Humongous bass breaks Bussey Brake record

Is there any reservoir in the nation hotter than Bussey Brake?

Toledo Bend fishermen might have an argument, with better than two-dozen double-digit bass caught in 2023 – plus a lake-record specimen – but at 180,000 acres, Toledo Bend is 90 times larger than Bussey Brake.

Robert Rush would probably weigh in on the side of Bussey Brake. A resident of Crossett, Ark., he lives just across the state line from the 2,200-acre lake, which once supplied water for a paper mill that International Paper operated in Morehouse Parish.

Rush has a 26-inch long, 15.36-pound reason.

That’s how big the bass he caught this past Sunday, Feb. 26, at Bussey Brake was. It’s the biggest bass ever caught from the lake, which was drained, rebuilt and restocked by the Louisiana Department of Wildlife and Fisheries when it and surrounding 400 acres was donated to the state in 2013.

LDWF rebuilt the lake from the ground up, draining it and making major physical improvements. It started stocking Florida-strain largemouth bass in Bussey Brake in 2017. So Rush’s huge fish – and the previous lake record, a 13.58-pound bass caught by Todd Herrington on Valentine’s Day – put on all that weight in just 6 years. You could win the July 4 hot-dog eating contest that Nathan’s puts on in Atlantic City, N.J., and not gain that much weight, that fast.

“I hope people realize just how fantastic and fertile this lake is, and put those big fish back,” said Rush, who did just that shortly after catching his record-breaking fish around 4 p.m., then having its weight, length and girth (22 inches) certified. “I was very, very fortunate, very blessed, to catch this fish.”

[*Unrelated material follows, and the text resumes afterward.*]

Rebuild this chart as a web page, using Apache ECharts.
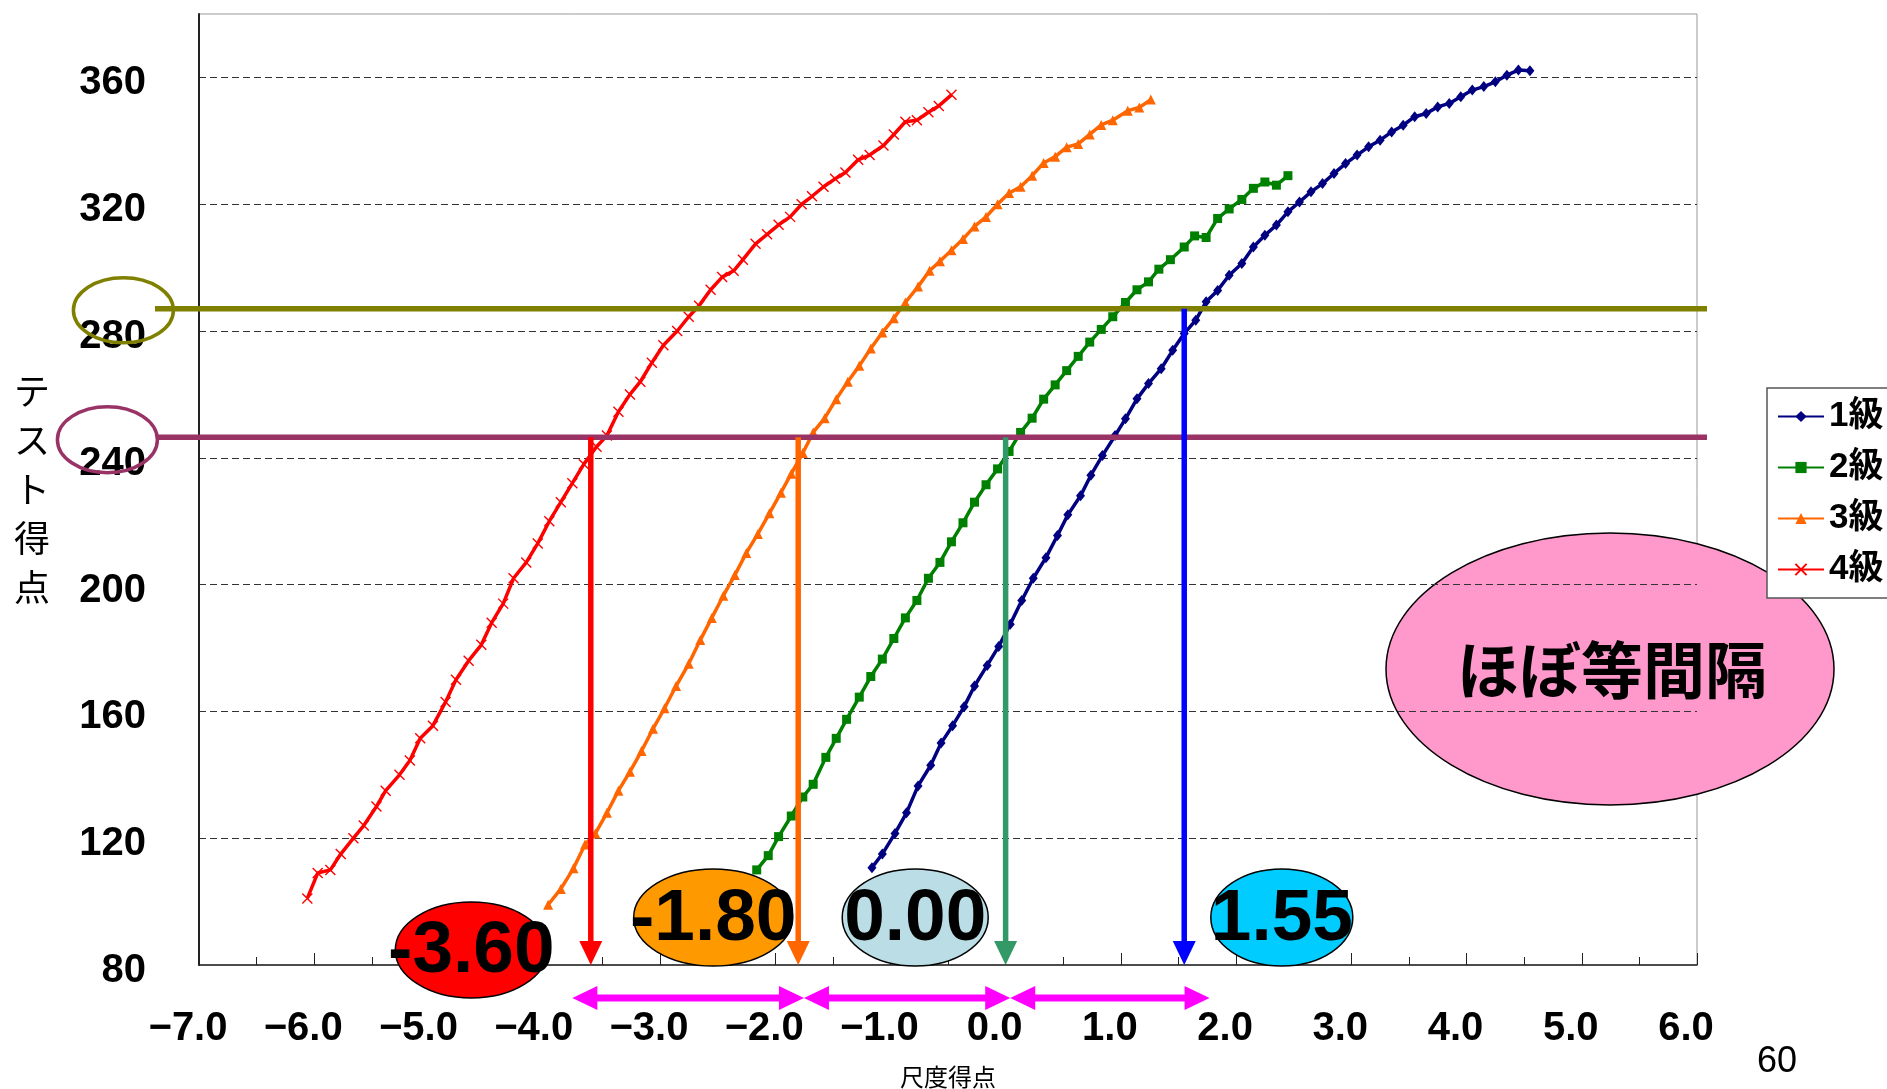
<!DOCTYPE html>
<html>
<head>
<meta charset="utf-8">
<script src="https://cdn.jsdelivr.net/npm/echarts@6/dist/echarts.min.js"></script>
<style>
  html, body { margin: 0; padding: 0; background: #fff; }
  #chart { width: 1887px; height: 1089px; }
</style>
</head>
<body>
<div id="chart"></div>
<script>
// Axis ranges (test score vs. scale score)
const X_MIN = -7, X_MAX = 6, X_STEP = 1;
const Y_MIN = 80, Y_MAX = 380, Y_STEP = 40;

const seriesNames = ['1級', '2級', '3級', '4級'];

// [scale score, test score] pairs for each grade
const grade1 = [
  [-1.16,110.7],[-1.07,115],[-0.96,121.5],[-0.86,128],[-0.76,136.5],[-0.65,143],[-0.56,150],
  [-0.46,155.5],[-0.36,161.5],[-0.27,168],[-0.16,174.5],[-0.06,180.5],[0.04,187.5],[0.14,195],
  [0.24,202],[0.35,208.5],[0.45,215.5],[0.54,222],[0.65,228],[0.74,234.5],[0.84,240.7],
  [0.95,247],[1.04,252.3],[1.14,258.6],[1.24,263.4],[1.35,268.1],[1.45,273.9],[1.55,279.2],
  [1.65,283.4],[1.74,289.2],[1.84,292.8],[1.94,297.6],[2.05,301.3],[2.15,306.5],[2.25,310.2],
  [2.35,313.4],[2.45,317.6],[2.55,320.7],[2.65,323.9],[2.75,326.5],[2.85,329.7],[2.95,332.8],
  [3.05,335.5],[3.15,338.1],[3.25,340.2],[3.35,342.8],[3.45,344.9],[3.55,347.6],[3.65,348.6],
  [3.75,350.7],[3.85,351.8],[3.95,353.9],[4.05,356],[4.15,357.1],[4.25,358.6],[4.35,360.7],
  [4.45,362.3],[4.55,362.1]
];
const grade2 = [
  [-2.16,110],[-2.06,114.5],[-1.97,120.5],[-1.86,127],[-1.76,133],[-1.67,137],[-1.56,145.5],
  [-1.47,151.5],[-1.38,157.5],[-1.27,164.5],[-1.17,171],[-1.07,176.5],[-0.97,183],[-0.87,189.5],
  [-0.77,195],[-0.67,202],[-0.57,207],[-0.47,213.5],[-0.37,219.5],[-0.27,226],[-0.17,231.5],
  [-0.07,236.5],[0.03,242],[0.13,248],[0.23,252.5],[0.33,258.5],[0.43,263],[0.53,267.5],
  [0.63,272],[0.73,276.5],[0.83,280.5],[0.93,284.5],[1.04,289],[1.14,293],[1.24,295.5],
  [1.33,299.5],[1.43,302.5],[1.55,306.5],[1.64,310],[1.74,309.5],[1.84,315.5],[1.94,318.5],
  [2.05,321.5],[2.15,325],[2.25,327],[2.35,326],[2.45,329]
];
const grade3 = [
  [-3.97,99],[-3.86,104],[-3.75,110.5],[-3.65,118],[-3.56,121.5],[-3.46,128],[-3.36,135],
  [-3.26,141],[-3.16,147.5],[-3.06,154.5],[-2.96,161],[-2.86,168],[-2.75,175],[-2.65,182.5],
  [-2.55,189.5],[-2.45,196.5],[-2.35,203],[-2.25,210],[-2.15,216],[-2.05,222.5],[-1.95,229],
  [-1.86,235],[-1.76,241.5],[-1.67,248],[-1.57,252.5],[-1.47,258.5],[-1.37,264],[-1.27,269],
  [-1.17,274.5],[-1.07,279.5],[-0.97,284],[-0.87,289],[-0.76,294],[-0.66,299],[-0.57,302],
  [-0.47,305.5],[-0.37,309],[-0.27,313],[-0.17,316],[-0.07,320],[0.03,323.5],[0.13,325.5],
  [0.23,329],[0.33,333],[0.43,335],[0.53,338],[0.63,339],[0.73,342],[0.83,345],[0.93,346.5],
  [1.06,349.5],[1.16,350.5],[1.26,353]
];
const grade4 = [
  [-6.06,101],[-5.97,109],[-5.86,110],[-5.77,115],[-5.66,120],[-5.57,124],[-5.46,130],
  [-5.38,135],[-5.26,140],[-5.17,144.5],[-5.08,151.5],[-4.97,155.5],[-4.86,163],[-4.77,170],
  [-4.66,176],[-4.55,181],[-4.46,188],[-4.36,194],[-4.27,202],[-4.16,207],[-4.06,213],
  [-3.96,220],[-3.86,226],[-3.76,232],[-3.66,238],[-3.55,243.5],[-3.46,247],[-3.36,254.5],
  [-3.26,260],[-3.17,264],[-3.07,270],[-2.97,275.5],[-2.85,280],[-2.75,284.5],[-2.66,288],
  [-2.56,293],[-2.46,297],[-2.36,299],[-2.28,302.5],[-2.17,307.5],[-2.07,310.5],[-1.97,313.5],
  [-1.87,316],[-1.77,320],[-1.68,322.5],[-1.58,325.5],[-1.48,328],[-1.39,330],[-1.28,334],
  [-1.18,335.5],[-1.06,338.5],[-0.97,342],[-0.87,346],[-0.77,346.5],[-0.67,349],[-0.58,351],
  [-0.47,354.5]
];

// Reference test scores (horizontal guide lines)
const cutScores = [287, 246.5];
// Scale scores where each grade crosses its guide, and which guide it hangs from
const markScores = [-3.60, -1.80, 0.00, 1.55];
const markCut = [1, 1, 1, 0];
// Ends of the equal-interval double arrows below the axis
const spanEnds = [-3.76, -1.75, 0.04, 1.77];

const calloutText = 'ほぼ等間隔';
const pageNumber = '60';

// ---------- styles ----------
const JP = "'Noto Sans CJK JP', 'Noto Sans', sans-serif";
const NUM = "'Liberation Sans', Arial, 'Noto Sans CJK JP', sans-serif";

const lineStyles = [
  { color: '#000080', symbol: 'diamond', size: [9, 11] },
  { color: '#008000', symbol: 'rect', size: 9 },
  { color: '#ff6600', symbol: 'triangle', size: 10 },
  { color: '#ff0000', symbol: 'path://M0,0L10,10M10,0L0,10', size: 10 }
];
const gradeData = [grade1, grade2, grade3, grade4];

const guideStyles = [
  { color: '#808000', ringDx: -75.6, ringDy: 1.5, rx: 50, ry: 32.5, startDx: -44 },
  { color: '#993366', ringDx: -91.6, ringDy: 2.5, rx: 50, ry: 33, startDx: -42 }
];
const arrowColors = ['#ff0000', '#ff6600', '#339966', '#0000ff'];
const badgeStyles = [
  { fill: '#ff0000', dx: -119.5, dy: -15, rx: 76, ry: 48 },
  { fill: '#ff9900', dx: -85, dy: -47.5, rx: 79.5, ry: 48.5 },
  { fill: '#bbdee6', dx: -90.4, dy: -47.5, rx: 73, ry: 48.5 },
  { fill: '#00ccff', dx: 97.6, dy: -47.5, rx: 71, ry: 48.5 }
];

const chart = echarts.init(document.getElementById('chart'), null, { renderer: 'canvas' });

const lineSeries = gradeData.map((d, i) => ({
  name: seriesNames[i],
  type: 'line',
  data: d,
  z: 2,
  symbol: lineStyles[i].symbol,
  symbolSize: lineStyles[i].size,
  showAllSymbol: true,
  lineStyle: { color: lineStyles[i].color, width: 3.5 },
  itemStyle: { color: lineStyles[i].color, borderColor: lineStyles[i].color, borderWidth: i === 3 ? 1.4 : 0 },
  emphasis: { disabled: true }
}));

// Horizontal guide lines with rings around the axis labels
const guideSeries = {
  type: 'custom',
  z: 3,
  clip: false,
  silent: true,
  encode: { x: 0, y: 1 },
  data: cutScores.map(s => [X_MIN, s]),
  renderItem(params, api) {
    const st = guideStyles[params.dataIndex];
    const p = api.coord([api.value(0), api.value(1)]);
    const cs = params.coordSys;
    return {
      type: 'group',
      children: [
        { type: 'line', shape: { x1: cs.x + st.startDx, y1: p[1], x2: cs.x + cs.width + 10, y2: p[1] },
          style: { stroke: st.color, lineWidth: 5.5 } },
        { type: 'ellipse', shape: { cx: cs.x + st.ringDx, cy: p[1] + st.ringDy, rx: st.rx, ry: st.ry },
          style: { fill: null, stroke: st.color, lineWidth: 3.5 } }
      ]
    };
  }
};

// Vertical arrows dropping from the guide lines to the scale axis
const arrowSeries = {
  type: 'custom',
  z: 4,
  clip: false,
  silent: true,
  encode: { x: 0, y: 1 },
  data: markScores.map((v, i) => [v, cutScores[markCut[i]]]),
  renderItem(params, api) {
    const col = arrowColors[params.dataIndex];
    const top = api.coord([api.value(0), api.value(1)]);
    const bot = api.coord([api.value(0), Y_MIN]);
    const headH = 24, headW = 23, shaft = 5.5;
    return {
      type: 'group',
      children: [
        { type: 'rect', shape: { x: top[0] - shaft / 2, y: top[1], width: shaft, height: bot[1] - headH - top[1] + 1 },
          style: { fill: col } },
        { type: 'polygon', shape: { points: [[bot[0] - headW / 2, bot[1] - headH], [bot[0] + headW / 2, bot[1] - headH], [bot[0], bot[1]]] },
          style: { fill: col } }
      ]
    };
  }
};

// Value badges next to each arrow
const badgeSeries = {
  type: 'custom',
  z: 5,
  clip: false,
  silent: true,
  encode: { x: 0, y: 1 },
  data: markScores.map(v => [v, Y_MIN]),
  renderItem(params, api) {
    const st = badgeStyles[params.dataIndex];
    const v = api.value(0);
    const p = api.coord([v, Y_MIN]);
    const cx = p[0] + st.dx, cy = p[1] + st.dy;
    return {
      type: 'group',
      children: [
        { type: 'ellipse', shape: { cx, cy, rx: st.rx, ry: st.ry },
          style: { fill: st.fill, stroke: '#000', lineWidth: 1.5 } },
        { type: 'text', x: cx, y: cy + 2,
          style: { text: v.toFixed(2), fill: '#000', fontFamily: NUM, fontWeight: 'bold', fontSize: 73,
                   align: 'center', verticalAlign: 'middle' } }
      ]
    };
  }
};

// Double-headed arrows showing the intervals between neighbouring grades
const spanSeries = {
  type: 'custom',
  z: 5,
  clip: false,
  silent: true,
  encode: { x: [0, 1], y: 2 },
  data: spanEnds.slice(0, -1).map((a, i) => [a, spanEnds[i + 1], Y_MIN]),
  renderItem(params, api) {
    const a = api.coord([api.value(0), Y_MIN]);
    const b = api.coord([api.value(1), Y_MIN]);
    const y = a[1] + 33, hl = 25, hh = 12, t = 3.6;
    const x0 = a[0], x1 = b[0];
    return {
      type: 'polygon',
      shape: { points: [
        [x0, y], [x0 + hl, y - hh], [x0 + hl, y - t], [x1 - hl, y - t], [x1 - hl, y - hh],
        [x1, y], [x1 - hl, y + hh], [x1 - hl, y + t], [x0 + hl, y + t], [x0 + hl, y + hh]
      ] },
      style: { fill: '#ff00ff' }
    };
  }
};

const option = {
  animation: false,
  backgroundColor: '#ffffff',
  grid: {
    left: 199, top: 14, right: 190, bottom: 124,
    show: true, borderColor: '#999', borderWidth: 1,
    outerBoundsMode: 'none'
  },
  legend: {
    data: seriesNames,
    orient: 'vertical',
    left: 1767, top: 388,
    padding: [9, 40, 9, 10],
    itemWidth: 46, itemHeight: 14, itemGap: 12,
    backgroundColor: '#fff', borderColor: '#555', borderWidth: 1.5, borderRadius: 0,
    textStyle: { fontFamily: NUM, fontSize: 35, fontWeight: 'bold', color: '#000', lineHeight: 39 },
    selectedMode: false
  },
  xAxis: {
    type: 'value', min: X_MIN, max: X_MAX, interval: X_STEP,
    name: '尺度得点', nameLocation: 'middle', nameGap: 112,
    nameTextStyle: { fontFamily: JP, fontSize: 24, color: '#000', verticalAlign: 'middle' },
    axisLine: { show: true, onZero: false, lineStyle: { color: '#222', width: 1.5 } },
    axisTick: { show: true, inside: true, length: 12, lineStyle: { color: '#222', width: 1 } },
    minorTick: { show: true, splitNumber: 2, length: 8, lineStyle: { color: '#222', width: 1 } },
    axisLabel: {
      margin: 64, verticalAlign: 'middle', padding: [0, 22, 0, 0],
      fontFamily: NUM, fontWeight: 'bold', fontSize: 40, color: '#000',
      formatter: v => (v < 0 ? '\u2212' : '') + Math.abs(v).toFixed(1)
    },
    splitLine: { show: false }
  },
  yAxis: {
    type: 'value', min: Y_MIN, max: Y_MAX, interval: Y_STEP,
    name: 'テ\nス\nト\n得\n点', nameLocation: 'middle', nameRotate: 0, nameGap: 167,
    nameTextStyle: { fontFamily: JP, fontSize: 36, lineHeight: 49, color: '#000', align: 'center', verticalAlign: 'middle' },
    axisLine: { show: true, onZero: false, lineStyle: { color: '#222', width: 2 } },
    axisTick: { show: false },
    axisLabel: {
      margin: 53, showMaxLabel: false, verticalAlign: 'top', lineHeight: 12,
      fontFamily: NUM, fontWeight: 'bold', fontSize: 40, color: '#000'
    },
    splitLine: { show: true, showMinLine: false, showMaxLine: false, lineStyle: { type: [7, 4], color: '#333', width: 1 } }
  },
  graphic: [
    {
      type: 'group', z: 100,
      children: [
        { type: 'ellipse', shape: { cx: 1610, cy: 669, rx: 224, ry: 136 },
          style: { fill: '#ff99cc', stroke: '#000', lineWidth: 1.5 } },
        { type: 'text', x: 1612, y: 670,
          style: { text: calloutText, fill: '#000', fontFamily: JP, fontWeight: 'bold', fontSize: 62,
                   align: 'center', verticalAlign: 'middle' } }
      ]
    },
    {
      type: 'text', x: 1777, y: 1062, z: 100,
      style: { text: pageNumber, fill: '#000', fontFamily: NUM, fontSize: 36, align: 'center', verticalAlign: 'middle' }
    }
  ],
  series: [...lineSeries, guideSeries, arrowSeries, badgeSeries, spanSeries]
};

chart.setOption(option);
</script>
</body>
</html>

Circling back around pays off

Rush headed to Bussey Brake last Sunday only after attending church in the morning. He had worked down a line of bushes, missing a fish, then catching a 3-pounder and a 5-pounder.

“I went to this spot where I’d caught some fish the weekend before,” Rush said. “I missed that big fish 45 minutes before I caught her. I felt her bite, but I missed her. I went on and caught a 3 and a 5, and I decided I’d loop around again, see if that one would bite again.

“The wind was blowing in on those willow bushes, and I love the wind. They start feeding when the wind blows. I came to that bush, and she was sitting in the same position. I just came at her from a little different angle.”

Rush pitched a Rite Bite tube jig on a 5/16-ounce weight into the bush, and the fun began.

“She sucked it in,” he said. “I knew I had a fish. It wasn’t a sure-enough thump; it was one of those spongy bites. When I set the hook, she went pretty crazy. She surged a couple of times, came up a couple of times. I saw how big she was. I thought she was 12 or 13 (pounds). She went under the boat at the end, and when she came back out, I grabbed her. I pumped my fist and said, ‘Oh man!’”

Then, only then, did Rush understand what he had hold of – but just barely.

“She had a mouth like a 5-gallon bucket,” Rush said. “She was barely hooked, right in the skin. If she’s made one more run, I’d have lost her. The hook point was under the skin, but there wasn’t 1/16th of an inch left in there.”

Getting the fish weighed

Rush put her in the livewell, in the process stepping over his landing net, resting on the floor of his boat and forgotten during the battle.

“I didn’t think about it at all,” admitted Rush, who called a fishing buddy to ask about getting the fish weighed. He was told there was a sign on the lake office with a phone number to call to get a fish weighed. He motored back to the ramp, saw the sign and called the number.

“I actually talked to two different guys,” he said. “They gave me the number (to the digital door lock). There was a guy there from West Monroe who took some pictures of me with the fish and certified the weight and length. Justin Martin, the guy who caught the 9- and 12-pound fish (on Feb. 19), he was there, and he measured the fish for me.”

Rush didn’t have to wait for the read-out from the scales to realize how big the fish was. He remembered seeing a photo of Herrington’s 13.58-pound fish in the plastic tote in which it was weighed, and in which his fish was sprawled.

“I could tell from that photo how much bigger my fish was than the 13,” he said. “They were in the same plastic tote, and you can tell this fish was much, much bigger. She just about filled up that tote. They’re going to have to get a bigger one if this keeps up.”